La Provincia, con la determina n. 8224 del 1° agosto 2024, ha liquidato i contributi straordinari alle RSA che nel 2023 hanno chiuso in perdita. Oltre 1,5 milioni di euro distribuiti a 21 strutture delle circa 55, pubbliche e private, che erogano il servizio di Rsa sul territorio trentino.Francesca Parolari, 5 agosto 2024
Ciò che balza all’occhio, se si analizzano i dati, è che il contributo pubblico maggiore per posto letto (3 euro al giorno) viene riconosciuto a due Rsa private (Solatrix di Rovereto – gestita da ST gestioni del gruppo SPES e Villa Alpina di Pinè gestita direttamente da SPES) che hanno la retta giornaliera in assoluto più elevata, che supera di quasi il 20% la retta giornaliera media delle rsa trentine (nel 2023 le rette giornaliere di entrambe le strutture superavano i 55 euro e nel 2024 arrivano addirittura oltre i 57 euro, mentre la retta media è di 48,97 euro).

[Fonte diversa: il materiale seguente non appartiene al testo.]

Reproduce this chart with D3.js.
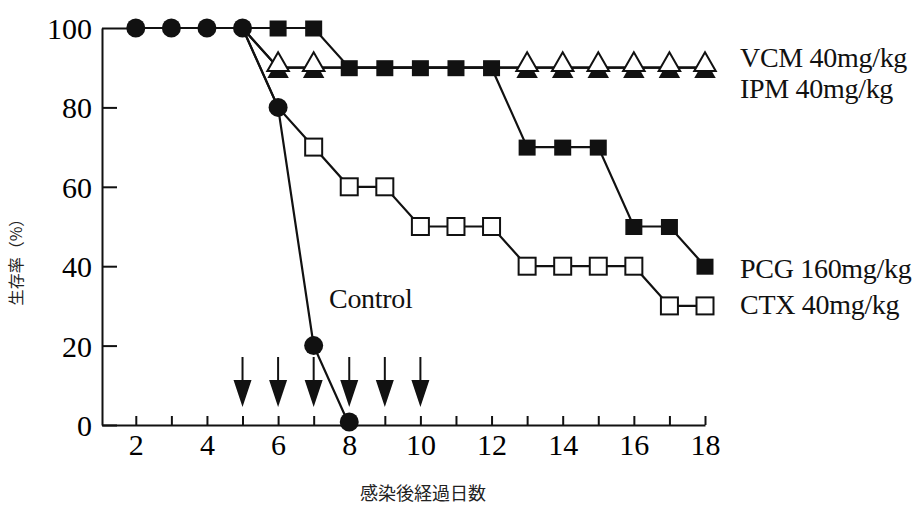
<!DOCTYPE html>
<html>
<head>
<meta charset="utf-8">
<script src="https://cdn.jsdelivr.net/npm/d3@7"></script>
<style>
  body { margin: 0; background: #fff; }
  svg { display: block; }
</style>
</head>
<body>
<svg id="chart" width="922" height="506"></svg>
<script>
// days after infection
var days = [2, 3, 4, 5, 6, 7, 8, 9, 10, 11, 12, 13, 14, 15, 16, 17, 18];
var xTickLabels = [2, 4, 6, 8, 10, 12, 14, 16, 18];
var yTickLabels = [0, 20, 40, 60, 80, 100];

// survival (%) per series, each value matches the day of same index
var controlDays = [2, 3, 4, 5, 6, 7, 8];
var controlVals = [100, 100, 100, 100, 80, 20, 0];

var drugDays = [5, 6, 7, 8, 9, 10, 11, 12, 13, 14, 15, 16, 17, 18];
var pcgVals = [100, 100, 100, 90, 90, 90, 90, 90, 70, 70, 70, 50, 50, 40];
var vcmVals = [100, 90, 90, 90, 90, 90, 90, 90, 90, 90, 90, 90, 90, 90];
var ipmVals = [100, 90, 90, 90, 90, 90, 90, 90, 90, 90, 90, 90, 90, 90];
var ctxVals = [100, 80, 70, 60, 60, 50, 50, 50, 40, 40, 40, 40, 30, 30];

// dosing days (arrows)
var arrowDays = [5, 6, 7, 8, 9, 10];

var seriesNames = ["VCM 40mg/kg", "IPM 40mg/kg", "PCG 160mg/kg", "CTX 40mg/kg"];

var serif = "'Liberation Serif', 'Times New Roman', serif";
var cjk = "'Noto Sans CJK JP', 'Noto Sans', sans-serif";

var svg = d3.select("#chart");

var x = d3.scaleLinear().domain([1.05, 18]).range([102, 705]);
var y = d3.scaleLinear().domain([0, 100]).range([425, 28]);

// axes
var yAxis = svg.append("g")
    .attr("transform", "translate(" + x(1.05) + ",0)")
    .call(d3.axisLeft(y).tickValues(yTickLabels).tickSizeInner(-15).tickSizeOuter(0).tickPadding(10));
yAxis.selectAll("text")
    .style("font-family", serif)
    .style("font-size", "30px")
    .attr("dy", "0.35em");
// the top tick runs on to the first point
yAxis.selectAll(".tick")
    .filter(function(d) { return d == 100; })
    .select("line")
    .attr("x2", x(2) - x(1.05));

var xAxis = svg.append("g")
    .attr("transform", "translate(0," + y(0) + ")")
    .call(d3.axisBottom(x).tickValues(days).tickSizeInner(-9).tickSizeOuter(0).tickPadding(9)
      .tickFormat(function(d) { return xTickLabels.indexOf(d) >= 0 ? d : ""; }));
xAxis.selectAll("text")
    .style("font-family", serif)
    .style("font-size", "30px");

svg.selectAll(".domain, .tick line")
    .attr("stroke", "#111")
    .attr("stroke-width", 2);

var line = d3.line()
    .x(function(d) { return x(d.day); })
    .y(function(d) { return y(d.val); });

function pts(ds, vs) {
  return ds.map(function(d, i) { return { day: d, val: vs[i] }; });
}

var ctx = pts(drugDays, ctxVals);
var ipm = pts(drugDays, ipmVals);
var vcm = pts(drugDays, vcmVals);
var pcg = pts(drugDays, pcgVals);
var control = pts(controlDays, controlVals);

[ctx, ipm, vcm, pcg, control].forEach(function(s) {
  svg.append("path")
      .datum(s)
      .attr("d", line)
      .attr("fill", "none")
      .attr("stroke", "#111")
      .attr("stroke-width", 2.2);
});

// markers are skipped where another series' marker sits on the same spot
function hidden(p, others) {
  return others.some(function(o) {
    return o.some(function(q) { return q.day == p.day && q.val == p.val; });
  });
}

var sq = 17;
svg.selectAll(".ctx")
    .data(ctx.filter(function(p) { return !hidden(p, [control]); }))
    .enter().append("rect")
    .attr("x", function(d) { return x(d.day) - sq / 2; })
    .attr("y", function(d) { return y(d.val) - sq / 2; })
    .attr("width", sq).attr("height", sq)
    .attr("fill", "#fff").attr("stroke", "#111").attr("stroke-width", 2);

var tri = d3.symbol().type(d3.symbolTriangle).size(200);

svg.selectAll(".ipm")
    .data(ipm.filter(function(p) { return !hidden(p, [control, pcg]); }))
    .enter().append("path")
    .attr("d", tri)
    .attr("transform", function(d) { return "translate(" + x(d.day) + "," + (y(d.val) + 4) + ")"; })
    .attr("fill", "#111");

svg.selectAll(".vcm")
    .data(vcm.filter(function(p) { return !hidden(p, [control, pcg]); }))
    .enter().append("path")
    .attr("d", tri)
    .attr("transform", function(d) { return "translate(" + x(d.day) + "," + (y(d.val) - 3) + ")"; })
    .attr("fill", "#fff").attr("stroke", "#111").attr("stroke-width", 2);

svg.selectAll(".pcg")
    .data(pcg.filter(function(p) { return !hidden(p, [control]); }))
    .enter().append("rect")
    .attr("x", function(d) { return x(d.day) - sq / 2; })
    .attr("y", function(d) { return y(d.val) - sq / 2 + 1; })
    .attr("width", sq).attr("height", sq - 1)
    .attr("fill", "#111");

svg.selectAll(".control")
    .data(control)
    .enter().append("circle")
    .attr("cx", function(d) { return x(d.day); })
    .attr("cy", function(d) { return y(d.val) + (d.val == 0 ? -3 : 0); })
    .attr("r", 9.5)
    .attr("fill", "#111");

// dosing arrows
var arrows = svg.selectAll(".arrow")
    .data(arrowDays)
    .enter().append("g")
    .attr("transform", function(d) { return "translate(" + x(d) + "," + (y(0) - 18) + ")"; });
arrows.append("line")
    .attr("x1", 0).attr("x2", 0)
    .attr("y1", -50).attr("y2", -20)
    .attr("stroke", "#111").attr("stroke-width", 2);
arrows.append("path")
    .attr("d", "M-9,-27L9,-27L0,0Z")
    .attr("fill", "#111");

// series labels
var labelY = [67, 98, 278, 314];
svg.selectAll(".lbl")
    .data(seriesNames)
    .enter().append("text")
    .attr("x", 740)
    .attr("y", function(d, i) { return labelY[i]; })
    .style("font-family", serif)
    .style("font-size", "28px")
    .style("letter-spacing", "-0.3px")
    .attr("fill", "#111")
    .text(function(d) { return d; });

svg.append("text")
    .attr("x", 329)
    .attr("y", 308)
    .style("font-family", serif)
    .style("font-size", "28px")
    .style("letter-spacing", "-0.3px")
    .attr("fill", "#111")
    .text("Control");

// axis titles
svg.append("text")
    .attr("transform", "translate(22,258) rotate(-90)")
    .style("text-anchor", "middle")
    .style("font-family", cjk)
    .style("font-size", "16px")
    .attr("fill", "#222")
    .text("生存率（%）");

svg.append("text")
    .attr("x", 423)
    .attr("y", 500)
    .style("text-anchor", "middle")
    .style("font-family", cjk)
    .style("font-size", "18px")
    .attr("fill", "#222")
    .text("感染後経過日数");
</script>
</body>
</html>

Una corsa al rialzo operata sulle pelle delle famiglie che in una stessa zona, per esempio la Vallagarina, se sono inserite nella rsa pubblica di Volano sborsano 46 euro al giorno, se invece vengono inviati alla Solatrix di Rovereto (distante 5 km) si trovano a versare 57,61 euro al giorno. Con una differenza per le famiglie di circa 350 euro al mese, oltre 4.000 euro all’anno. Una differenza immotivata, ingiustificata e inaccettabile, visto che le strutture sono convenzionate allo stesso modo e ricevono gli stessi finanziamenti pubblici.
All’assessore Tonina si chiede di fare chiarezza perché, a fronte di requisiti standard base uguali, le rette non possono registrare questi enormi divari anche in zone uniformi e vicine. E non si può continuare a coprire con soldi pubblici i reiterati buchi di bilancio di chi ha rette oltremodo elevate, quando c’è chi invece, più d’uno, ha rette più basse, conti in ordine, arrivando in più casi a fare importanti utili.
E non si racconti la storiella della maggior gravità degli ospiti accolti. Gli anziani che vengono accolti oggi in rsa hanno caratteristiche analoghe in termini di condizioni di salute e di bisogni di cura. Sono cioè tutti gravi e le famiglie, pur di ottenere risposta, sono disposte ad accettare qualsiasi collocazione, con la conseguenza che gli anziani con bisogni di cura elevati vengono accolti dove c’è posto a prescindere dall’appartenenza territoriale, con una distribuzione fra le diverse Rsa che sta diventando assolutamente omogenea. Anche per questa ragione non si giustificano, quindi, rette base così diverse fra loro e neppure squilibri di bilancio che la PAT avrebbe l’onere di tenere attentamente monitorati anziché giustificare con interventi di copertura a piè di lista.
Quella del divario fra le rette nelle rsa trentine è un tema che sta diventando purtroppo ordinario e con forti riflessi sull’equità e sulla giustizia sociale. E’ una questione che non può essere sottaciuta perché riguarda migliaia di famiglie che già attendono mesi per poter vedere accolta la loro domanda e quando ricevono risposta si trovano a pagare di più o di meno a seconda che il caso li indirizzi verso una struttura o verso l’altra. E’ drammatico che sia la casualità a governare le politiche socio-assistenziali trentine.